My grandma is pretty tech savvy for an 87 year-old. Not only does she own a full suite of interconnected devices, she also knows how to use them. She even managed to troubleshoot an issue with my tablet that had me stumped a few months back, and she’s forever recommending new podcasts. She loves them because they keep her in touch with current affairs and happenings that aren’t always adequately covered in the traditional news.

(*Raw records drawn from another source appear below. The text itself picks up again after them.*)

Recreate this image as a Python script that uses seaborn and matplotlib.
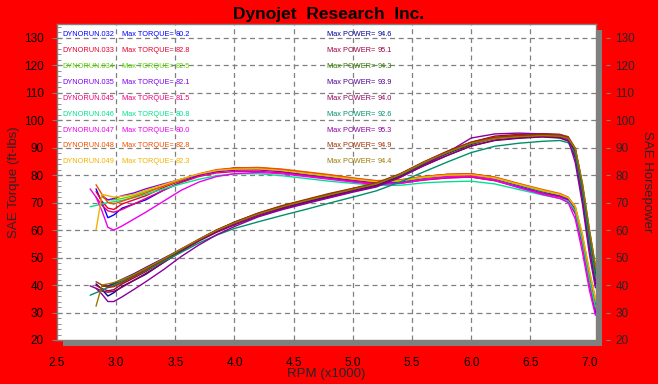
import numpy as np
import pandas as pd
import matplotlib
matplotlib.use('Agg')
import matplotlib.pyplot as plt
from matplotlib.patches import Rectangle
from matplotlib.ticker import MultipleLocator
import seaborn as sns

nan = np.nan

# ---- data ----
rpm = [2.78, 2.83, 2.88, 2.93, 2.98, 3.05, 3.15, 3.25, 3.40, 3.55, 3.70, 3.85, 4.00, 4.20, 4.40, 4.60,
       4.80, 5.00, 5.20, 5.40, 5.60, 5.80, 6.00, 6.20, 6.40, 6.60, 6.75, 6.82, 6.88, 6.94, 7.00, 7.05]

runs = ['DYNORUN.032', 'DYNORUN.033', 'DYNORUN.034', 'DYNORUN.035', 'DYNORUN.045',
        'DYNORUN.046', 'DYNORUN.047', 'DYNORUN.048', 'DYNORUN.049']
max_torque = [80.2, 82.8, 82.5, 82.1, 81.5, 80.8, 80.0, 82.8, 82.3]
max_power = [94.6, 95.1, 94.3, 93.9, 94.0, 92.6, 95.3, 94.9, 94.4]

torque_032 = [nan, 75, 70, 64.5, 65.5, 68, 69.5, 71, 74.5, 77.5, 80, 81.5, 82.6, 82.5, 81.3, 80.3,
              79.3, 78.2, 77.3, 77.6, 78.8, 79.6, 79.8, 78.6, 76.3, 74, 72.5, 71, 66, 55, 41, 30]
torque_033 = [nan, 74, 70.5, 68, 67.5, 69.5, 71, 72.5, 75.5, 78, 80.3, 81.8, 82.5, 82.7, 82, 81,
              80, 78.8, 77.8, 78.2, 79.5, 80.3, 80.5, 79.2, 76.8, 74.5, 73, 71.5, 67.5, 57, 43, 33]
torque_034 = [nan, nan, 72, 71, 71, 71.5, 72.5, 74, 76, 78.3, 80.2, 81.6, 82.2, 82.3, 81.6, 80.5,
              79.5, 78.5, 77.5, 77.8, 79, 79.8, 80, 78.8, 76.5, 74.2, 72.8, 71.8, 68.5, 58, 44, 34]
torque_035 = [nan, nan, 72.5, 71, 71.5, 72.5, 73.5, 75, 76.8, 78.5, 80, 81.2, 81.8, 81.9, 81.2, 80,
              79, 78, 77, 77.2, 78.3, 79, 79.3, 78, 75.8, 73.5, 72.3, 71, 67, 56, 42, 32]
torque_045 = [nan, 72, 69, 67, 66.5, 67.5, 69.5, 71.5, 74.5, 77.3, 79.5, 80.8, 81.3, 81.4, 80.8, 79.8,
              78.8, 77.8, 76.8, 77, 78.2, 79, 79.3, 78, 75.5, 73.3, 72, 70.5, 66, 54, 40, 31]
torque_046 = [68.5, 69, 69.5, 70, 70.3, 70.8, 71.8, 73, 75, 76.8, 78.5, 79.8, 80.5, 80.5, 79.8, 78.8,
              77.8, 77, 76.3, 76.3, 77.2, 77.6, 77.8, 76.8, 74.8, 72.8, 71.5, 70.5, 67, 56, 42, 32]
torque_047 = [75, 72, 67, 61, 60, 61.5, 64, 66.5, 70.5, 74.5, 77.5, 79.5, 80.5, 81, 80.5, 79.5,
              78.5, 77.5, 76.5, 77, 78.5, 79.5, 79.8, 78.3, 75.5, 73, 71.5, 70, 64, 52, 38, 29]
torque_048 = [nan, 76.5, 73, 70, 69.5, 70.5, 72, 73.5, 76, 78.5, 80.5, 82, 82.6, 82.8, 82.2, 81.2,
              80.2, 79, 78, 78.3, 79.5, 80.3, 80.5, 79.3, 77, 74.8, 73.3, 72, 68.5, 58, 45, 35]
torque_049 = [nan, 60, 73, 72.5, 72, 72.3, 73, 74.5, 76.5, 78.6, 80.4, 81.7, 82.2, 82.3, 81.7, 80.7,
              79.7, 78.6, 77.6, 78, 79.3, 80, 80.2, 79, 76.7, 74.5, 73, 71.8, 68.5, 58.5, 45, 35]

power_032 = [nan, 40.4, 38.4, 36.0, 37.2, 39.5, 41.7, 43.9, 48.2, 52.4, 56.4, 59.7, 62.9, 66.0, 68.1, 70.3,
             72.5, 74.4, 76.5, 79.8, 84.0, 87.9, 91.2, 93.5, 94.3, 94.6, 94.4, 93.2, 86.5, 72.7, 54.6, 40.3]
power_033 = [nan, 39.9, 38.7, 37.9, 38.3, 40.4, 42.6, 44.9, 48.9, 52.7, 56.6, 60.0, 62.8, 66.1, 68.7, 70.9,
             73.1, 75.0, 77.0, 80.4, 84.8, 88.7, 92.0, 94.2, 94.8, 95.1, 94.8, 93.6, 88.4, 75.3, 57.3, 44.3]
power_034 = [nan, nan, 39.5, 39.6, 40.3, 41.5, 43.5, 45.8, 49.2, 52.9, 56.5, 59.8, 62.6, 65.8, 68.4, 70.5,
             72.7, 74.7, 76.7, 80.0, 84.2, 88.1, 91.4, 93.5, 94.0, 94.3, 94.0, 93.2, 89.7, 76.6, 58.6, 45.6]
power_035 = [nan, nan, 39.8, 39.6, 40.6, 42.1, 44.1, 46.4, 49.7, 53.1, 56.4, 59.5, 62.3, 65.5, 68.0, 70.1,
             72.2, 74.3, 76.2, 79.4, 83.5, 87.2, 90.6, 92.6, 93.4, 93.9, 93.5, 92.4, 87.8, 74.0, 56.0, 43.0]
power_045 = [nan, 38.8, 37.8, 37.4, 37.7, 39.2, 41.7, 44.2, 48.2, 52.2, 56.0, 59.2, 61.9, 65.1, 67.7, 69.9,
             72.0, 74.1, 76.0, 79.2, 83.4, 87.2, 90.6, 92.8, 93.6, 94.0, 93.7, 92.5, 86.5, 71.4, 53.3, 41.6]
power_046 = [36.3, 37.2, 38.1, 39.1, 39.9, 41.1, 43.1, 45.2, 48.6, 51.9, 55.3, 58.2, 60.6, 63.0, 65.3, 67.5,
             69.8, 72.0, 74.3, 77.5, 81.2, 84.8, 88.2, 90.5, 91.6, 92.3, 92.6, 91.8, 87.8, 74.0, 56.0, 43.0]
power_047 = [39.7, 38.8, 36.7, 34.0, 34.0, 35.7, 38.4, 41.2, 45.6, 50.4, 54.6, 58.3, 61.3, 64.8, 67.4, 69.6,
             71.7, 73.8, 75.7, 79.2, 83.7, 88.3, 93.5, 95.0, 95.3, 95.0, 94.5, 93.0, 84.5, 69.5, 51.0, 39.0]
power_048 = [nan, 41.2, 40.0, 39.1, 39.4, 40.9, 43.2, 45.5, 49.2, 53.1, 56.7, 60.1, 62.9, 66.2, 68.9, 71.1,
             73.3, 75.2, 77.2, 80.5, 84.8, 88.7, 92.0, 93.8, 94.5, 94.9, 94.8, 94.0, 89.8, 76.6, 60.0, 47.0]
power_049 = [nan, 32.3, 40.0, 40.4, 40.9, 42.0, 43.8, 46.1, 49.5, 53.1, 56.6, 59.9, 62.6, 65.8, 68.4, 70.7,
             72.8, 74.8, 76.8, 80.2, 84.6, 88.3, 91.6, 93.3, 94.0, 94.4, 94.2, 93.4, 89.7, 77.3, 60.0, 47.0]

torque_runs = [torque_032, torque_033, torque_034, torque_035, torque_045,
               torque_046, torque_047, torque_048, torque_049]
power_runs = [power_032, power_033, power_034, power_035, power_045,
              power_046, power_047, power_048, power_049]

torque_colors = ['#0000FF', '#E6002E', '#5CD600', '#7A00F0', '#F0007A',
                 '#00E38E', '#EE00EE', '#F05000', '#F0B400']
power_colors = ['#000090', '#A0003C', '#357A00', '#4A0090', '#92005E',
                '#009068', '#8A00A0', '#A03000', '#9A7800']

# long tables for seaborn
rows = []
for name, tq, pw in zip(runs, torque_runs, power_runs):
    for r, t, p in zip(rpm, tq, pw):
        rows.append((name, r, t, p))
df = pd.DataFrame(rows, columns=['run', 'rpm', 'torque', 'power'])

sns.set_style('white')
plt.rcParams['font.family'] = 'sans-serif'
plt.rcParams['font.sans-serif'] = ['Liberation Sans', 'DejaVu Sans']
FONT = ['Liberation Sans', 'DejaVu Sans']

W, H = 658, 384
fig = plt.figure(figsize=(W / 100, H / 100), dpi=100, facecolor='#FF0000')

def fx(px):
    return px / W

def fy(py):
    return 1 - py / H

# drop shadow behind plot area
fig.patches.append(Rectangle((fx(63), fy(346)), fx(602) - fx(63), fy(30) - fy(346),
                             transform=fig.transFigure, facecolor='#808080',
                             edgecolor='none', zorder=-1))

ax = fig.add_axes([fx(57), fy(340), fx(596) - fx(57), fy(24) - fy(340)])
ax.set_facecolor('white')

for v in np.arange(3.0, 6.6, 0.5):
    ax.axvline(v, color='#808080', lw=0.9, ls=(0, (4, 3)), zorder=1)
for v in range(30, 131, 10):
    ax.axhline(v, color='#808080', lw=0.9, ls=(0, (4, 3)), zorder=1)

tq = df.dropna(subset=['torque'])
pw = df.dropna(subset=['power'])
sns.lineplot(data=tq, x='rpm', y='torque', hue='run', palette=torque_colors,
             estimator=None, sort=False, legend=False, lw=1.0, ax=ax, zorder=3)
sns.lineplot(data=pw, x='rpm', y='power', hue='run', palette=power_colors,
             estimator=None, sort=False, legend=False, lw=1.0, ax=ax, zorder=3)

ax.set_xlim(2.5, 7.055)
ax.set_ylim(20, 135)
ax.set_xlabel('')
ax.set_ylabel('')
ax.set_xticks(np.arange(2.5, 7.01, 0.5))
ax.set_xticklabels([f'{v:.1f}' for v in np.arange(2.5, 7.01, 0.5)], family=FONT)
ax.set_yticks(range(20, 131, 10))
ax.set_yticklabels([str(v) for v in range(20, 131, 10)], family=FONT)
ax.xaxis.set_minor_locator(MultipleLocator(0.1))
ax.yaxis.set_minor_locator(MultipleLocator(2))
ax.tick_params(axis='x', which='major', direction='in', length=4, color='#808080',
               labelsize=8.5, pad=12, labelcolor='black')
ax.tick_params(axis='x', which='minor', direction='in', length=3, color='#808080')
ax.tick_params(axis='y', which='major', direction='inout', length=7, color='#808080',
               labelsize=8.5, pad=6, labelcolor='black', right=True)
ax.tick_params(axis='y', which='minor', direction='in', length=3, color='#808080', right=True)
for s in ax.spines.values():
    s.set_color('#808080')
    s.set_linewidth(1)

ax2 = ax.twinx()
ax2.set_ylim(20, 135)
ax2.set_yticks(range(20, 131, 10))
ax2.set_yticklabels([str(v) for v in range(20, 131, 10)], family=FONT)
ax2.spines['right'].set_position(('outward', 7))
for s in ax2.spines.values():
    s.set_visible(False)
ax2.tick_params(axis='y', direction='out', length=3, color='#808080', labelsize=8.5, pad=4)

# run legend written into the plot
LS = 5.3
for i, name in enumerate(runs):
    y = fy(34.7 + i * 15.9)
    fig.text(fx(62), y, name, color=torque_colors[i], fontsize=LS, va='center', family=FONT)
    fig.text(fx(122), y, 'Max TORQUE=', color=torque_colors[i], fontsize=LS, va='center', family=FONT)
    fig.text(fx(176), y, f'{max_torque[i]:.1f}', color=torque_colors[i], fontsize=LS, va='center', family=FONT)
    fig.text(fx(327), y, 'Max POWER=', color=power_colors[i], fontsize=LS, va='center', family=FONT)
    fig.text(fx(378), y, f'{max_power[i]:.1f}', color=power_colors[i], fontsize=LS, va='center', family=FONT)

fig.text(0.5, fy(15), 'Dynojet  Research  Inc.', ha='center', va='center',
         fontsize=12.5, fontweight='bold', color='black', family=FONT)
fig.text(fx(326), fy(374), 'RPM (x1000)', ha='center', va='center', fontsize=9.5, family=FONT)
fig.text(fx(14), fy(182), 'SAE Torque (ft-lbs)', ha='center', va='center',
         rotation=90, fontsize=9.5, family=FONT)
fig.text(fx(647), fy(182), 'SAE Horsepower', ha='center', va='center',
         rotation=270, fontsize=9.5, family=FONT)

fig.savefig('out.png', dpi=100, facecolor=fig.get_facecolor())
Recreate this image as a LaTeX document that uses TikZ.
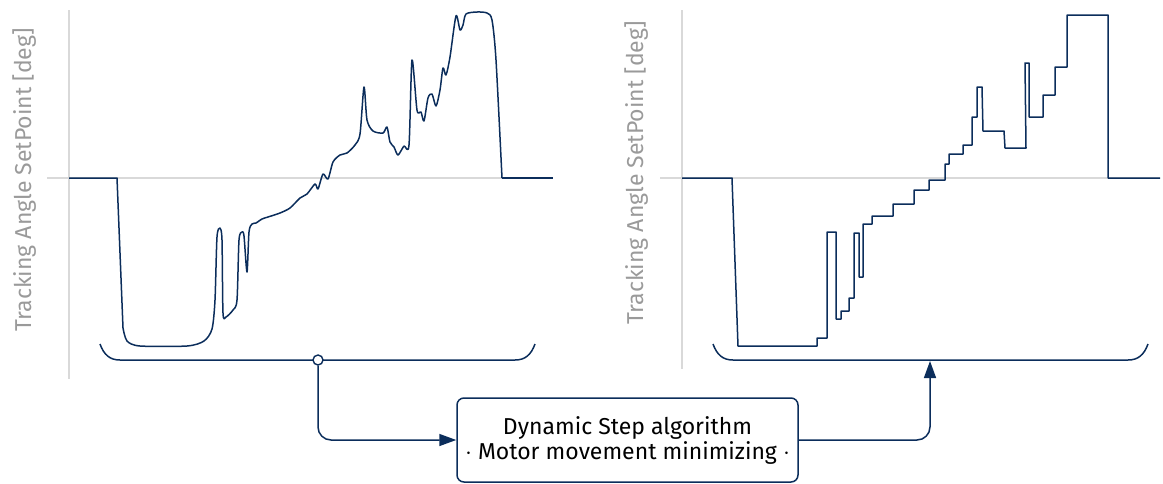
\documentclass[tikz,border=0pt]{standalone}
\usepackage{fontspec}
\setmainfont{Fira Sans}
\usetikzlibrary{arrows.meta}
\definecolor{navy}{HTML}{0B2D5B}
\definecolor{axisgray}{HTML}{D9D9D9}
\definecolor{labelgray}{HTML}{9A9A9A}
\tikzset{
  axisline/.style={draw=axisgray, line width=1.6pt},
  curve/.style={draw=navy, line width=1.5pt, line join=round},
  bracket/.style={draw=navy, line width=1.5pt},
  connector/.style={draw=navy, line width=1.5pt, rounded corners=13pt, -{Triangle[length=17pt,width=12pt]}},
  ylabel/.style={text=labelgray, rotate=90, font=\fontsize{23}{27}\selectfont},
  algobox/.style={draw=navy, line width=1.5pt, rounded corners=7pt, minimum width=341pt, minimum height=84pt, align=center, font=\fontsize{23}{27}\selectfont, text=black},
  tapdot/.style={circle, draw=navy, fill=white, line width=1.4pt, minimum size=10pt, inner sep=0pt}
}
\begin{document}
\begin{tikzpicture}[x=1pt,y=-1pt]
\useasboundingbox (0,0) rectangle (1163,483);
% axes left
\draw[axisline] (69,10) -- (69,379);
\draw[axisline] (47,178) -- (553,178);
% axes right
\draw[axisline] (682,10) -- (682,369);
\draw[axisline] (660,178) -- (1160,178);
% labels
\node[ylabel] (yl1) at (25,180) {Tracking Angle SetPoint [deg]};
\node[ylabel] (yl2) at (637,173) {Tracking Angle SetPoint [deg]};
% left curve
\draw[curve] (69,178) -- (117,178) -- (123,328);
\draw[curve] plot[smooth, tension=0.45] coordinates {
 (123,328) (127,341) (140,346) (187,346) (204,341) (212,329) (215,300) (217,237) (220,228) (222,240) (223,313) (226,317) (233,310) (237,300) (239,240) (242,232) (244,236) (247,272) (249,232) (252,224) (256,223) (262,219) (268,217) (280,213) (290,208) (300,198) (307,194) (315,184) (318,189) (323,174) (328,179) (333,162) (340,155) (347,153) (355,145) (360,134) (364,87) (367,120) (373,131) (383,133) (387,127) (390,142) (394,147) (398,155) (404,146) (409,145) (412,60) (417,110) (421,112) (424,121) (428,98) (432,94) (436,106) (440,90) (443,68) (446,75) (450,57) (456,16) (460,30) (463,25) (466,14) (477,12) (487,13) (492,20) (496,60) (502,178)};
\draw[curve] (502,178) -- (553,178);
% right curve (steps)
\draw[curve] (682,178) -- (732,178) -- (738,346) -- (817,346) -- (817,338) -- (827,338) -- (827,232) -- (836,232) -- (836,319) -- (841,319) -- (841,311) -- (849,311) -- (849,298) -- (854,298) -- (854,233) -- (859,233) -- (859,277) -- (863,277) -- (863,224) -- (872,224) -- (872,216) -- (893,216) -- (893,204) -- (914,204) -- (914,190) -- (929,190) -- (929,180) -- (945,180) -- (945,164) -- (949,164) -- (949,154) -- (963,154) -- (963,145) -- (972,145) -- (972,117) -- (977,117) -- (977,87) -- (982,87) -- (983,131) -- (1004,131) -- (1005,148) -- (1026,148) -- (1025,63) -- (1029,63) -- (1029,117) -- (1043,117) -- (1043,95) -- (1055,95) -- (1055,67) -- (1067,67) -- (1067,15) -- (1108,15) -- (1108,178) -- (1160,178);
% brackets
\draw[bracket] (100,344) .. controls (104,355) and (110,360) .. (120,360) -- (515,360) .. controls (525,360) and (531,355) .. (535,344);
\draw[bracket] (713,344) .. controls (717,355) and (723,360) .. (733,360) -- (1128,360) .. controls (1138,360) and (1144,355) .. (1148,344);
% algorithm box
\node[algobox] (algo) at (627.5,440) {Dynamic Step algorithm\\[-2pt]$\cdot$ Motor movement minimizing $\cdot$};
% connectors
\node[tapdot] (tap) at (318,360) {};
\coordinate (tip) at (930,361);
\draw[connector] (tap.south) |- (algo.west);
\draw[connector] (algo.east) -| (tip);
\end{tikzpicture}
\end{document}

The latest show she’s been listening to is about emerging innovations in the health sector. Not surprisingly for someone of her age, she has a mounting list of assorted complaints that all require management, and she’s keen to be ahead of the curve. “You know how GPs are,” she’s always saying. “Lovely people, but they don’t know everything.” Well, of course they don’t know everything. I think I get what she means though. It probably becomes pretty apparent once you’re more than half a decade senior to your doctor.

Anyway, the latest episode of this show was an interview with an expert on hyperbaric medicine. Melbourne, the interviewer states in the introduction, is starting to see more of this particular type of therapy, which has been used to treat conditions ranging from decompression sickness to gangrene. Basically, it’s used where there’s an insufficient supply of oxygen to an area of the body’s tissues.

Now, one of my grandma’s health complaints is type 2 diabetes, and she’s been advised that she could be at risk of developing a foot ulcer – the prospect of which, understandably, deeply freaks her out. Obviously, managing her diabetes is the key thing to do, but she was interested to hear that there are treatments of this nature available should the necessity arise.

Having listened to the interview, I still don’t completely understand what the therapy actually entails, but it something to do spending time a chamber that has an ambient air pressure three times higher than the norm. I’m sure grandma could tell you the ins and outs – she kind of puts me to shame on these things.